Amazon Q2: Still King of the E-Commerce Jungle?

E-tail juggernaut Amazon is set to report earnings Thursday afternoon after the market closes, and analysts will be waiting to see if the company can continue to buck the recessionary trend.

Looking at the numbers, analysts polled by Thomson Reuters, are expecting Amazon (NASDAQ: AMZN) to report second-quarter earnings of 31 cents per share on $4.68 billion in revenue, on average.

For the first quarter, Amazon soundly beat estimates, posting net income of $177 million, or 41 cents a share, a 24 percent increase from the same period last year. The company also reported total sales for Q1 of $4.89 billion, up 18 percent from the first quarter in 2008. Analysts were projecting sales of $4.755 billion.
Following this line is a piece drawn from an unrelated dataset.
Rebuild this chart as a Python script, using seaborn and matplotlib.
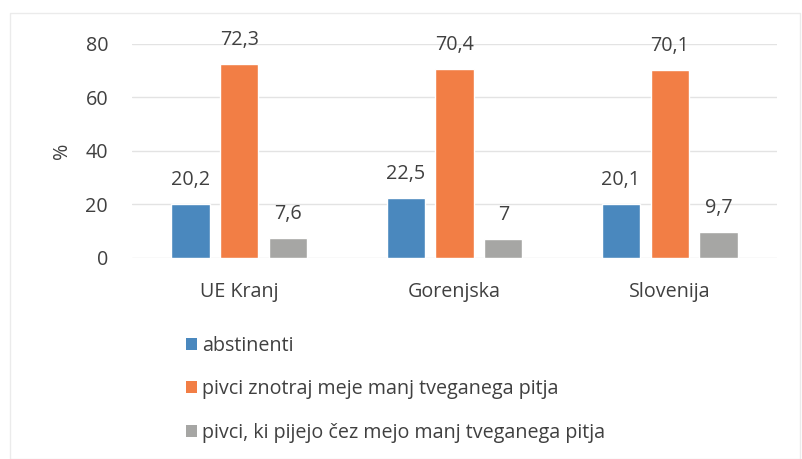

Today's earnings report comes as Amazon continues to extend its reach well beyond its core e-commerce business. It leads in the burgeoning e-reader market after the launch of its Kindle 2 and large-screen DX model, earning a reputation for innovation in the sector.

Additionally, CEO Jeff Bezos recently told investors ventures such as the Amazon Web Services Elastic Compute Cloud (EC2) are proving successful as well. EC2 allows companies to pay for server time in the cloud on a metered basis, instead of buying and maintaining their own. The Seattle, Wash.-based company is also enjoying an 18-percent jump in third-party sellers compared to last year, according to the Amazon chief.
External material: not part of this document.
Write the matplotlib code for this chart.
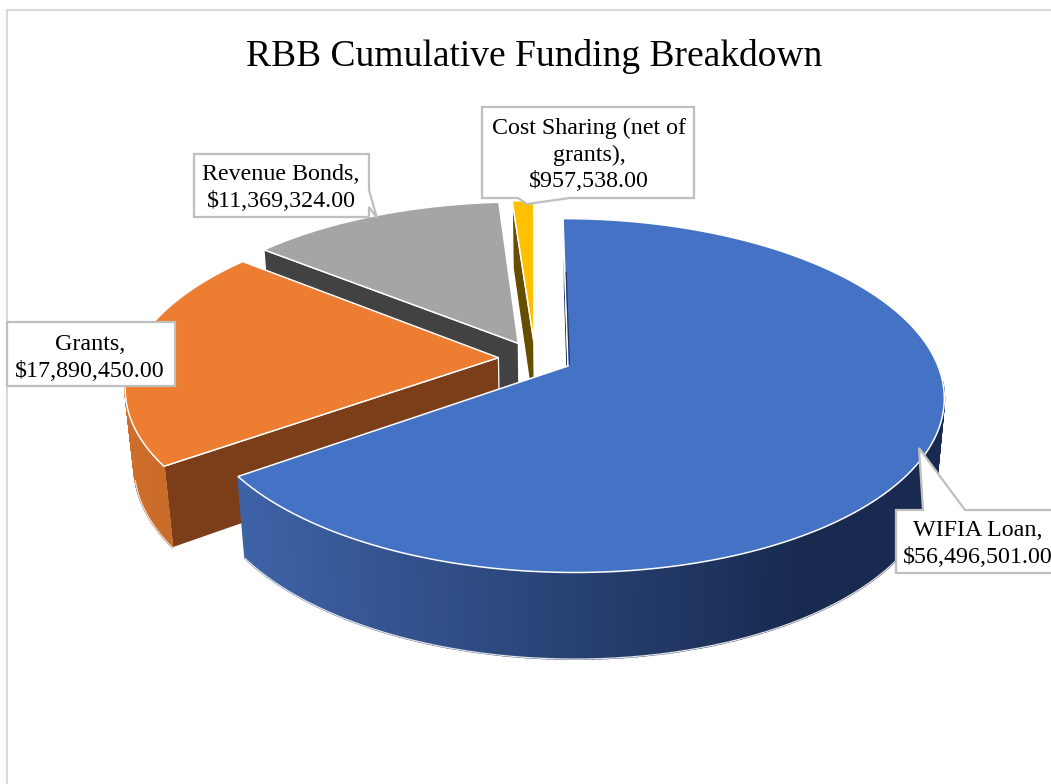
import numpy as np
import matplotlib
matplotlib.use('Agg')
import matplotlib.pyplot as plt
from matplotlib.patches import Polygon

# Funding amounts, clockwise from twelve o'clock
names = ['WIFIA Loan', 'Grants', 'Revenue Bonds', 'Cost Sharing (net of grants)']
values = [56496501.00, 17890450.00, 11369324.00, 957538.00]
labels = ['WIFIA Loan,\n$56,496,501.00', 'Grants,\n$17,890,450.00',
          'Revenue Bonds,\n$11,369,324.00', 'Cost Sharing (net of\ngrants),\n$957,538.00']

top_colors = ['#4472C4', '#ED7D31', '#A5A5A5', '#FFC000']
wall_colors = ['#1B2F57', '#7C3E18', '#424242', '#664D00']
side_left = ['#3E62A6', '#CE6E2B', '#6E6E6E', '#A87F00']
side_right = ['#182A50', '#BE6426', '#424242', '#664D00']

# view of the tilted disc, in pixels
CX, CY = 568, 366
A, B = 370, 172
SKEW = 5.8
PERSP = 0.167
DEPTH = 78
DEPTH_PERSP = 0.02
EXPLODE = 0.1


def project(u, v, z=0.0):
    w = 1 - PERSP * v + DEPTH_PERSP * z
    return CX + (A * u + SKEW * v) / w, CY + (B * v + DEPTH * z) / w


def direction(theta):
    return np.sin(theta), -np.cos(theta)


fig = plt.figure(figsize=(10.51, 7.84), dpi=100)
ax = fig.add_axes([0, 0, 1, 1])
ax.set_xlim(0, 1051)
ax.set_ylim(784, 0)
ax.axis('off')
plt.rcParams['font.family'] = ['Liberation Serif', 'DejaVu Serif']

# chart frame, only its top and left edges fall on the canvas
ax.plot([7, 7, 1051], [784, 10, 10], color='#D9D9D9', lw=1.5, zorder=1, solid_joinstyle='miter')

fractions = np.array(values) / sum(values)
ends = np.cumsum(fractions) * 2 * np.pi
starts = ends - fractions * 2 * np.pi
mids = (starts + ends) / 2
base_u, base_v = direction(mids[0])

# back slices first so the front ones paint over them
z = 2
for i in [3, 2, 1, 0]:
    du, dv = direction(mids[i])
    off_u = EXPLODE * (du - base_u)
    off_v = EXPLODE * (dv - base_v)
    theta = np.linspace(starts[i], ends[i], 240)
    local_u, local_v = direction(theta)
    ru = local_u + off_u
    rv = local_v + off_v

    # cut face on the leading edge, the trailing one faces away
    eu, ev = direction(starts[i])
    eu, ev = eu + off_u, ev + off_v
    x0, y0 = project(off_u, off_v)
    x1, y1 = project(eu, ev)
    x2, y2 = project(eu, ev, 1)
    x3, y3 = project(off_u, off_v, 1)
    ax.add_patch(Polygon([(x0, y0), (x1, y1), (x2, y2), (x3, y3)], closed=True,
                         facecolor=wall_colors[i], edgecolor='white', lw=0.9, zorder=z))
    z += 1

    # outer rim as shaded strips, front half only
    tx, ty = project(ru, rv)
    bx, by = project(ru, rv, 1)
    front = local_v > 0.08
    x_lo, x_hi = (245, 800) if i == 0 else (tx.min(), tx.max())
    c_l = np.array(matplotlib.colors.to_rgb(side_left[i]))
    c_r = np.array(matplotlib.colors.to_rgb(side_right[i]))
    for j in range(len(theta) - 1):
        if not front[j]:
            continue
        f = np.clip(((tx[j] + tx[j + 1]) / 2 - x_lo) / (x_hi - x_lo), 0, 1)
        col = c_l + (c_r - c_l) * f
        ax.add_patch(Polygon([(tx[j], ty[j]), (tx[j + 1], ty[j + 1]), (bx[j + 1], by[j + 1]), (bx[j], by[j])],
                             closed=True, facecolor=col, edgecolor=col, lw=1.2, zorder=z))
    z += 1
    rim = local_v > 0.25
    if rim.any():
        ax.plot(bx[rim], by[rim], color='#E4E4E4', lw=0.9, zorder=z)
    z += 1

    # top face
    ax0, ay0 = project(off_u, off_v)
    xs = np.concatenate([[ax0], tx])
    ys = np.concatenate([[ay0], ty])
    ax.add_patch(Polygon(np.column_stack([xs, ys]), closed=True, facecolor=top_colors[i],
                         edgecolor='white', lw=1.1, zorder=z, joinstyle='miter'))
    z += 1

# sliver of the big slice's cut face beside its straight edge
sx, sy = project(np.array([0.004, 0.004]), np.array([-0.6, -0.01]))
ax.plot(sx, sy, color=wall_colors[0], lw=0.8, zorder=z)
z += 1

# callout outlines, tail included
callouts = [
    [(896, 510), (923, 510), (919, 448), (965, 510), (1060, 510), (1060, 573), (896, 573)],
    [(7, 322), (175, 322), (175, 386), (7, 386)],
    [(194, 154), (369, 154), (369, 190), (377, 218), (369, 207), (369, 217), (194, 217)],
    [(482, 107), (694, 107), (694, 198), (570, 198), (527, 204), (518, 198), (482, 198)],
]
text_pos = [(978, 544), (90, 358), (281, 188), (589, 155)]

for outline, (tx, ty), label in zip(callouts, text_pos, labels):
    ax.add_patch(Polygon(outline, closed=True, facecolor='white', edgecolor='#BFBFBF',
                         lw=1.6, zorder=z, joinstyle='miter'))
    ax.text(tx, ty, label, ha='center', va='center', fontsize=17.3, color='black',
            linespacing=1.36, zorder=z + 1)

ax.text(534.5, 56, 'RBB Cumulative Funding Breakdown', ha='center', va='center',
        fontsize=27, color='black', zorder=z + 1)

fig.savefig('out.png', dpi=100)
Broadpoint AmTech is expecting Q2 revenue of $4.66 billion, up 15 percent year-over-year, but cites pressure in the digital book market, along with unresolved online sales tax issues in several states as hampering the company's financial health.
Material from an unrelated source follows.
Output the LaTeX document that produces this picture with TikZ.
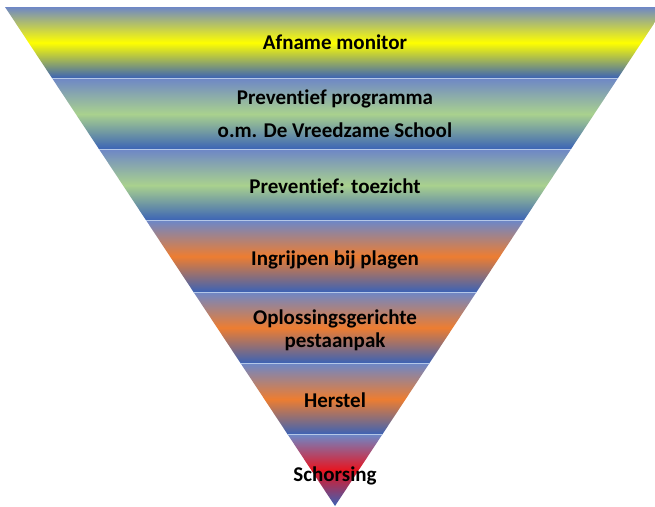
\documentclass[tikz,border=0pt]{standalone}
\usepackage{fontspec}
\setmainfont{Carlito}[Ligatures=NoCommon]
\usetikzlibrary{calc}
\definecolor{bandtop}{HTML}{6E87C6}
\definecolor{bandbot}{HTML}{3A62B6}
\definecolor{cyellow}{HTML}{FFFF00}
\definecolor{cgreen}{HTML}{A9D18E}
\definecolor{corange}{HTML}{ED7D31}
\definecolor{cred}{HTML}{E8141F}
\definecolor{sepline}{HTML}{B4C7E7}
\begin{document}
\begin{tikzpicture}[x=1pt,y=-1pt,
  lbl/.style={font=\fontsize{21}{23}\selectfont\bfseries, text=black, inner sep=0pt, anchor=base},
  sepstyle/.style={draw=sepline, line width=1pt}]
\useasboundingbox (0,0) rectangle (655,506);
\begin{scope}
\clip (0,0) rectangle (655,506);
\coordinate (TL) at (5,7);
\coordinate (TR) at (665,7);
\coordinate (A) at (335,506);
\foreach \i/\c in {0/cyellow,1/cgreen,2/cgreen,3/corange,4/corange,5/corange,6/cred} {
  \pgfmathsetmacro\a{\i/7}
  \pgfmathsetmacro\b{(\i+1)/7}
  \shade[top color=bandtop, bottom color=bandbot, middle color=\c]
    ($(TL)!\a!(A)$) -- ($(TR)!\a!(A)$) -- ($(TR)!\b!(A)$) -- ($(TL)!\b!(A)$) -- cycle;
}
\foreach \i in {1,...,6} {
  \pgfmathsetmacro\a{\i/7}
  \draw[sepstyle] ($(TL)!\a!(A)$) -- ($(TR)!\a!(A)$);
}
\end{scope}
\node[lbl] (t1) at (335,49) {Afname monitor};
\node[lbl] (t2a) at (335,104) {Preventief programma};
\node[lbl] (t2b) at (335,137) {o.m. De Vreedzame School};
\node[lbl] (t3) at (335,193) {Preventief: toezicht};
\node[lbl] (t4) at (335,265) {Ingrijpen bij plagen};
\node[lbl] (t5a) at (335,324) {Oplossingsgerichte};
\node[lbl] (t5b) at (335,347) {pestaanpak};
\node[lbl] (t6) at (335,407) {Herstel};
\node[lbl] (t7) at (335,481) {Schorsing};
\end{tikzpicture}
\end{document}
"While the company is off to a strong start in terms of the digital delivery of books, the markets for other media are also key opportunities over the long-term. We anticipate Amazon will come up against many well-funded competitors for delivery of movies, video games, TV shows, and music (all areas where Amazon's efforts have yielded minimal gains thus far)," says a research note issued by Broadpoint AmTech. "Additionally, recent press reports indicate that book publishers may push back on the prices charged for e-Books, which could pressure margins or at least slow the transition to digital."

The sales tax issue

Meanwhile, lawmakers in several states, most recently North Carolina and Rhode Island, say Amazon Associate affiliate programs in their states establishes a physical presence, which means Amazon should be required to collect sales taxes. Amazon's position has been that affiliates do not count as a physical presence that equates to a warehouse or shopping center and has responded by disbanding its affiliates in those states.

"Amazon has responded by canceling its relationships with affiliates in those states, and while we expect it will be able to replace lost traffic via incremental paid search or other advertising, the economics of securing that traffic might not be as good. Investors will be eager to hear any color from management about the impact here," says the Broadpoint AmTech report.

Also of note in terms of the company's bottom line is the recent settlement with Toys "R" Us. In June, Amazon agreed to pay the company $51 million to end a legal dispute that began in 2004 over terms of a partnership between the two firms. Toys "R" Us claimed that Amazon violated the agreement by letting other retailers sell toys at Amazon.com.

The pay out to Toys "R" Us will be made during the current quarter, though it was charged as operating expenses during the second quarter. At the time, Amazon declined to say how the settlement would hurt second-quarter results.